On aurait pu s’attendre à ce que la déduction pour capital risque (déduction des intérêts notionnels) incite davantage les entreprises belges à se financer par fonds propres. Il n’en fut rien. Ceci n’est toutefois pas si surprenant. D’une part, le taux de la déduction pour capital à risque s’est, au fil des années, réduit à peau de chagrin : il s’élève, en 2017, à 0,23 % pour les grandes sociétés et à 0,73 % pour les petites sociétés. D’autre part, les excédents de déduction des intérêts notionnels ne sont pas reportables. Par contraste, en cas de financement par endettement, les intérêts sont déductibles au taux du marché et peuvent générer des pertes fiscales reportées (l’utilisation des pertes fiscales étant illimitée dans le temps).

B. Que réserve l’avenir ?

La directive européenne anti-évasion fiscale du 12 juillet 2016 impactera de nombreuses entreprises belges qui recourent à l’emprunt.

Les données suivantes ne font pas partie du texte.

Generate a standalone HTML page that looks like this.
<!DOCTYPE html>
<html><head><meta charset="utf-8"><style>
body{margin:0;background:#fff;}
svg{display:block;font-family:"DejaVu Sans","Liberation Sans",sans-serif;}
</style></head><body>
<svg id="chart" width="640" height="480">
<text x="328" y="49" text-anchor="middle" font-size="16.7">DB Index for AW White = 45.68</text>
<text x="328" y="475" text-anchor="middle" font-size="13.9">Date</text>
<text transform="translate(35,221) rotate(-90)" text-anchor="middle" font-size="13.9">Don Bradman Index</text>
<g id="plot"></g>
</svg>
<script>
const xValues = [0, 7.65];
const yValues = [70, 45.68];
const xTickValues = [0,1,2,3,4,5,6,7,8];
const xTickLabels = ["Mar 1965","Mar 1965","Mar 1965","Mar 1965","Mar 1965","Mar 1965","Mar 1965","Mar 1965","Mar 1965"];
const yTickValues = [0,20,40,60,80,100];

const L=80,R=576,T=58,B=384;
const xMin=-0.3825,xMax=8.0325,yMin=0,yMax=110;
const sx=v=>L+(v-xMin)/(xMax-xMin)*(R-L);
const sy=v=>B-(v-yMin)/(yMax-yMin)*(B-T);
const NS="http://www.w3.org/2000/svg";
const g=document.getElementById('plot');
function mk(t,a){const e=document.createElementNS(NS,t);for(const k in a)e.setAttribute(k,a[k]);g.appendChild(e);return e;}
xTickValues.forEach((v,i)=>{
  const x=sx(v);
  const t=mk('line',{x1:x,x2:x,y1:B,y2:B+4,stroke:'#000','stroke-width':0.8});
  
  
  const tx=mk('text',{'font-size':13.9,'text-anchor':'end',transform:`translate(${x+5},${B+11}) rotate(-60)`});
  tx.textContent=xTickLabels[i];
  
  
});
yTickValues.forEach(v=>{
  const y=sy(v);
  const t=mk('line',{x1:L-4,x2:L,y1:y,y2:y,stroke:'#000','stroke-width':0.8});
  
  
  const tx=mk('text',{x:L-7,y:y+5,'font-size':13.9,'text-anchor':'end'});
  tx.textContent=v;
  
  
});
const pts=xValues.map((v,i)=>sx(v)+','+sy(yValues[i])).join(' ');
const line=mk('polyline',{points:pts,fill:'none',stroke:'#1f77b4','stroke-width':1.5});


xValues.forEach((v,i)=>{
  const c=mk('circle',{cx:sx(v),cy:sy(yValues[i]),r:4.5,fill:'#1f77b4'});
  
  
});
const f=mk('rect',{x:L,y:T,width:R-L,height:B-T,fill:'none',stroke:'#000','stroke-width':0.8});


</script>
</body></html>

La Directive limite en effet la déduction des intérêts en fonction d’un pourcentage de la marge d’exploitation brute. En bref : les charges d’emprunts sont déductibles à hauteur de 30% du résultat avant intérêts, impôts, dépréciation et amortissement (EBITDA) ou d’un montant de 3.000.000 EUR, le montant le plus élevé étant retenu. Les États membres peuvent toutefois choisir de ne pas appliquer cette limite de l’EBITDA aux entités qui n’appartiennent pas à un groupe. Les États membres doivent transposer la directive en droit interne pour le 31 décembre 2018 au plus tard, dans la perspective d’une application effective à partir du 1er janvier 2019.

Cette mesure ne peut être prise à la légère. Elle s’applique non seulement aux prêts intragroupes (prêts d’actionnaires), mais aussi aux prêts octroyés par des tiers. Elle englobe tant les prêts octroyés par des sociétés pleinement taxées que ceux consentis par des entités faiblement ou pas taxées (prêteurs établis dans des paradis fiscaux). Elle vise aussi les prêts bona fide entre deux sociétés belges.

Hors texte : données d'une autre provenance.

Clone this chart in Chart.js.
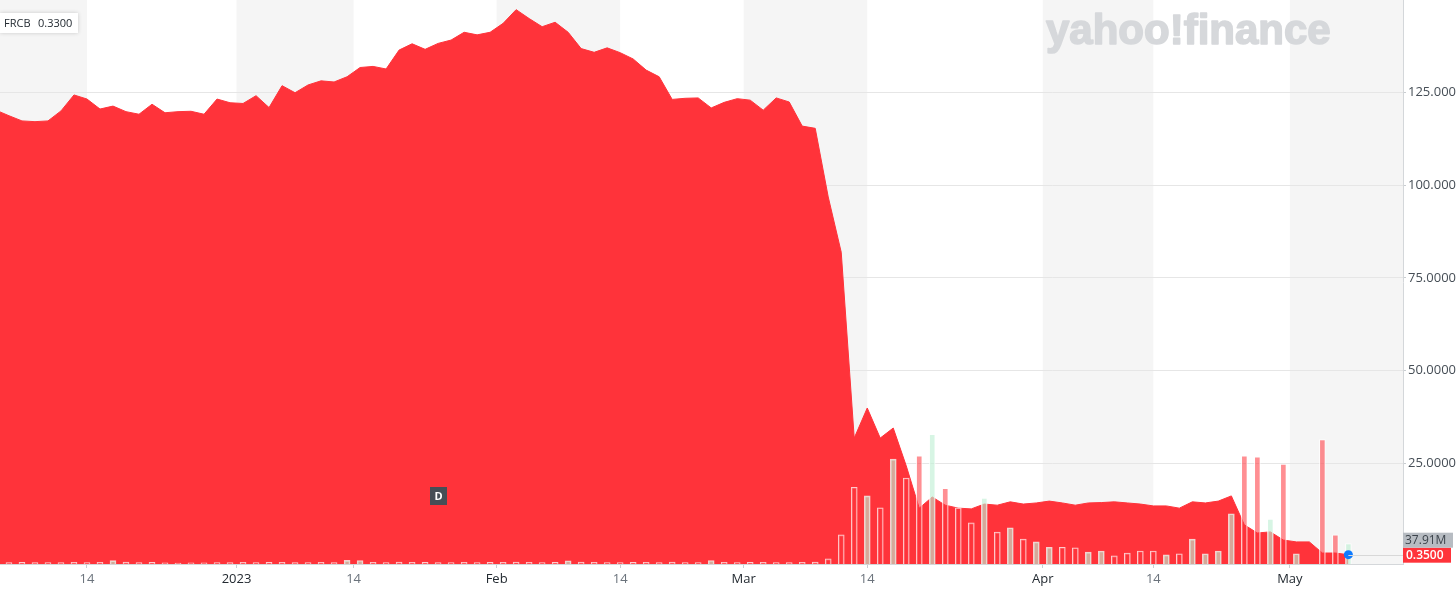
<!DOCTYPE html>
<html>
<head>
<meta charset="utf-8">
<script src="https://cdn.jsdelivr.net/npm/chart.js@4/dist/chart.umd.min.js"></script>
<style>
  html, body { margin: 0; padding: 0; background: #fff; }
  #wrap { width: 1456px; height: 590px; }
</style>
</head>
<body>
<div id="wrap"><canvas id="chart" width="1456" height="590"></canvas></div>
<script>
// trading days shown on the chart
const dates = [
  "2022-12-05","2022-12-06","2022-12-07","2022-12-08","2022-12-09","2022-12-12","2022-12-13","2022-12-14",
  "2022-12-15","2022-12-16","2022-12-19","2022-12-20","2022-12-21","2022-12-22","2022-12-23","2022-12-27",
  "2022-12-28","2022-12-29","2022-12-30",
  "2023-01-03","2023-01-04","2023-01-05","2023-01-06","2023-01-09","2023-01-10","2023-01-11","2023-01-12",
  "2023-01-13","2023-01-17","2023-01-18","2023-01-19","2023-01-20","2023-01-23","2023-01-24","2023-01-25",
  "2023-01-26","2023-01-27","2023-01-30","2023-01-31",
  "2023-02-01","2023-02-02","2023-02-03","2023-02-06","2023-02-07","2023-02-08","2023-02-09","2023-02-10",
  "2023-02-13","2023-02-14","2023-02-15","2023-02-16","2023-02-17","2023-02-21","2023-02-22","2023-02-23",
  "2023-02-24","2023-02-27","2023-02-28",
  "2023-03-01","2023-03-02","2023-03-03","2023-03-06","2023-03-07","2023-03-08","2023-03-09","2023-03-10",
  "2023-03-13","2023-03-14","2023-03-15","2023-03-16","2023-03-17","2023-03-20","2023-03-21","2023-03-22",
  "2023-03-23","2023-03-24","2023-03-27","2023-03-28","2023-03-29","2023-03-30","2023-03-31",
  "2023-04-03","2023-04-04","2023-04-05","2023-04-06","2023-04-10","2023-04-11","2023-04-12","2023-04-13",
  "2023-04-14","2023-04-17","2023-04-18","2023-04-19","2023-04-20","2023-04-21","2023-04-24","2023-04-25",
  "2023-04-26","2023-04-27","2023-04-28",
  "2023-05-01","2023-05-02","2023-05-03","2023-05-04","2023-05-05"
];

// close price
const prices = [
  120.2,118.7,117.3,117.1,117.3,120.0,124.3,123.2,120.5,121.3,119.8,119.1,121.8,119.5,119.8,119.9,
  119.1,123.2,122.2,
  122.0,124.1,120.9,126.8,124.9,127.0,128.1,127.8,129.2,131.7,132.0,131.3,136.4,138.1,136.6,138.2,
  139.1,141.2,140.5,141.2,
  143.6,147.3,144.9,142.7,143.9,141.2,136.8,135.8,137.0,135.7,134.0,131.0,129.2,123.1,123.4,123.5,
  120.8,122.3,123.3,
  122.9,120.2,123.5,122.4,115.9,115.3,96.8,81.9,31.8,39.9,31.8,34.5,24.3,12.9,15.9,13.7,
  12.9,12.7,14.0,13.7,14.6,14.0,14.3,
  14.8,14.3,13.7,14.3,14.4,14.6,14.3,14.0,13.5,13.5,12.9,14.6,14.3,14.8,16.2,8.4,
  6.2,6.5,4.3,
  3.8,3.8,0.8,0.8,0.35
];

// volume, millions
const volumes = [
  3.1,2.6,2.9,2.4,2.7,2.5,3.3,2.8,3.0,6.2,3.4,2.6,2.9,2.2,1.9,2.1,
  2.3,2.8,2.4,
  3.0,2.7,2.9,3.2,2.6,2.8,3.1,2.5,6.8,6.5,3.0,2.7,3.4,3.1,2.9,2.6,
  2.8,3.0,2.7,2.9,
  3.3,3.6,3.0,2.8,2.9,6.0,3.5,3.1,2.8,2.7,2.9,3.0,2.6,3.4,2.8,2.7,
  6.4,3.0,2.7,
  2.9,3.1,2.8,2.6,3.2,3.5,9.5,54,142,126,104,194,159,200,240,140,
  104,76,122,59,67,46,41,
  31,31,30,22,24,15,20,24,24,17,19,46,19,24,93,200,
  198,83,185,
  19,0,230,54,37.91
];

// 1 = up day (green volume bar), 0 = down day
const volUp = [
  0,0,0,0,0,0,0,0,0,1,0,0,0,0,0,0,
  0,0,0,
  0,0,0,0,0,0,0,0,1,1,0,0,0,0,0,0,
  0,0,0,0,
  0,0,0,0,0,1,0,0,0,0,0,0,0,0,0,0,
  1,0,0,
  0,0,0,0,0,0,0,0,0,1,0,1,0,0,1,0,
  0,0,1,0,1,0,1,
  1,0,0,1,1,0,0,0,0,1,0,1,1,1,1,0,
  0,1,0,
  1,0,0,0,1
];

const tickDates = ["2022-12-14","2023-01-01","2023-01-14","2023-02-01","2023-02-14",
                   "2023-03-01","2023-03-14","2023-04-01","2023-04-14","2023-05-01"];
const tickLabels = ["14","2023","14","Feb","14","Mar","14","Apr","14","May"];
const priceTicks = [25, 50, 75, 100, 125];

const ticker = "FRCB";
const headerPrice = 0.33;
const divDate = "2023-01-25";

const RED = "#ff333a";
const FONT = "'Open Sans', 'Liberation Sans', sans-serif";

// month starts sit between trading days, mid-month dates on their day
function datePos(d) {
  const k = dates.findIndex(x => x >= d);
  if (dates[k] === d && !d.endsWith("-01")) return k;
  return k - 0.5;
}
const tickPos = tickDates.map(datePos);

const last = prices.length - 1;
const pricePts = prices.map((p, i) => ({ x: i, y: p }));
const volPts = volumes.map((v, i) => ({ x: i, y: v }));

const bandsPlugin = {
  id: "bands",
  beforeDraw(chart) {
    const { ctx, chartArea: a, scales } = chart;
    const edges = [a.left, ...tickPos.map(v => scales.x.getPixelForValue(v)), a.right];
    ctx.save();
    ctx.fillStyle = "#f5f5f5";
    for (let k = 0; k < edges.length - 1; k += 2) {
      ctx.fillRect(edges[k], a.top, edges[k + 1] - edges[k], a.bottom - a.top);
    }
    // watermark
    ctx.fillStyle = "#d6d8db";
    ctx.strokeStyle = "#d6d8db";
    ctx.lineWidth = 1.6;
    ctx.lineJoin = "round";
    ctx.font = "bold 42px 'Liberation Sans', Arial, sans-serif";
    ctx.textBaseline = "alphabetic";
    ctx.fillText("yahoo!finance", 1046, 44, 291);
    ctx.strokeText("yahoo!finance", 1046, 44, 291);
    ctx.restore();
  }
};

const extrasPlugin = {
  id: "extras",
  afterDatasetsDraw(chart) {
    const { ctx, chartArea: a, scales } = chart;
    const px = scales.x.getPixelForValue(last);
    const py = scales.y.getPixelForValue(prices[last]);
    ctx.save();
    ctx.strokeStyle = "#d8d8d8";
    ctx.lineWidth = 1;
    ctx.beginPath();
    ctx.moveTo(px, Math.round(py) + 0.5);
    ctx.lineTo(a.right, Math.round(py) + 0.5);
    ctx.stroke();
    ctx.restore();
  },
  afterDraw(chart) {
    const { ctx, chartArea: a, scales } = chart;
    ctx.save();

    // header box
    ctx.shadowColor = "rgba(0,0,0,0.18)";
    ctx.shadowBlur = 4;
    ctx.fillStyle = "#fff";
    ctx.fillRect(0, 13, 78, 20);
    ctx.shadowBlur = 0;
    ctx.shadowColor = "transparent";
    ctx.fillStyle = "#232a31";
    ctx.font = "11px " + FONT;
    ctx.textBaseline = "alphabetic";
    ctx.fillText(ticker, 4, 27);
    ctx.fillText(headerPrice.toFixed(4), 38, 27);

    // dividend marker
    const dx = scales.x.getPixelForValue(dates.indexOf(divDate));
    const dy = a.bottom - 68;
    ctx.fillStyle = "#464e56";
    ctx.fillRect(Math.round(dx) - 8, dy - 9, 17, 18);
    ctx.fillStyle = "#fff";
    ctx.font = "bold 11px " + FONT;
    ctx.textAlign = "center";
    ctx.textBaseline = "middle";
    ctx.fillText("D", Math.round(dx) + 0.5, dy + 0.5);

    // last price / volume labels
    const py = scales.y.getPixelForValue(prices[last]);
    const bx = a.right;
    ctx.textAlign = "left";
    ctx.fillStyle = RED;
    ctx.fillRect(bx, py - 7, 48, 15);
    ctx.fillStyle = "#fff";
    ctx.font = "600 12px " + FONT;
    ctx.fillText(prices[last].toFixed(4), bx + 3, py + 0.5);
    ctx.fillStyle = "#b7bcc2";
    ctx.fillRect(bx, py - 22, 50, 15);
    ctx.fillStyle = "#3c434b";
    ctx.font = "12px " + FONT;
    ctx.fillText(volumes[last].toFixed(2) + "M", bx + 2, py - 14.5);
    ctx.restore();
  }
};

new Chart(document.getElementById("chart"), {
  data: {
    datasets: [
      {
        type: "bar",
        data: volPts,
        yAxisID: "yv",
        order: 0,
        barThickness: 6,
        backgroundColor: volUp.map(u => u ? "rgba(190,239,211,0.62)" : "rgba(255,51,58,0.55)"),
        borderColor: "rgba(255,255,255,0.75)",
        borderWidth: 1
      },
      {
        type: "line",
        data: [pricePts[last]],
        yAxisID: "y",
        order: -1,
        showLine: false,
        pointRadius: 4.5,
        pointBackgroundColor: "#0f7bff",
        pointBorderWidth: 0
      },
      {
        type: "line",
        data: pricePts,
        yAxisID: "y",
        order: 1,
        fill: "start",
        backgroundColor: RED,
        borderColor: RED,
        borderWidth: 1,
        pointRadius: 0,
        tension: 0
      }
    ]
  },
  options: {
    responsive: false,
    animation: false,
    layout: { padding: 0, autoPadding: false },
    plugins: { legend: { display: false }, tooltip: { enabled: false } },
    scales: {
      x: {
        type: "linear",
        offset: false,
        min: 0.31,
        max: 108.2,
        grid: { drawOnChartArea: false, offset: false, tickLength: 4, color: "#c9cdd1" },
        border: { color: "#d4d7da" },
        afterBuildTicks: s => { s.ticks = tickPos.map(v => ({ value: v })); },
        afterFit: s => { s.height = 26; s.paddingLeft = 0; s.paddingRight = 0; },
        ticks: {
          autoSkip: false,
          maxRotation: 0,
          padding: 3,
          font: { family: FONT, size: 13 },
          color: c => (c.tick && c.tick.label === "14") ? "#6b737c" : "#232a31",
          callback: (v, i) => tickLabels[i]
        }
      },
      y: {
        position: "right",
        min: -2.16,
        max: 149.9,
        grid: { color: "#e6e6e6", tickLength: 3, tickColor: "#c9cdd1" },
        border: { color: "#d4d7da" },
        afterBuildTicks: s => { s.ticks = priceTicks.map(v => ({ value: v })); },
        afterFit: s => { s.width = 53; s.paddingTop = 0; s.paddingBottom = 0; },
        ticks: {
          padding: 2,
          font: { family: FONT, size: 13 },
          color: "#464e56",
          callback: v => Number(v).toFixed(4)
        }
      },
      yv: { display: false, min: 0, max: 1043 }
    }
  },
  plugins: [bandsPlugin, extrasPlugin]
});
</script>
</body>
</html>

L’exemple suivant illustre de manière éloquente la portée considérable de cette disposition. Une société belge appartenant à un groupe de sociétés, prend un prêt auprès d’une banque belge en vue de financer son activité économique (engagement de personnel, réalisation d’investissements, etc). Les intérêts payés par l’entreprise belge à la banque belge seront rejetés, dans la mesure où le montant des intérêts excède 30% de son EBITDA (et 3 millions d’euros).

4. Conclusion

Le géant des télécoms n’a fait qu’appliquer nos règles relativement souples en matière de déductibilité des pertes fiscales reportées et de déductibilité des charges de financement.

Il est à craindre que la déductibilité des pertes fiscales reportées soit à l’avenir restreinte. En soi, ceci pourrait être acceptable (adoption de limitations en ligne avec les règles en vigueur chez nos voisins), sous réserve que le taux de l’impôt des sociétés soit considérablement réduit (par ex. à 20%).

Quant à la déduction des charges d’intérêts, la récréation sera de toute façon sifflée sous peu: à partir de 2019, les nouvelles limites de la directive anti évasion fiscale entreront en vigueur.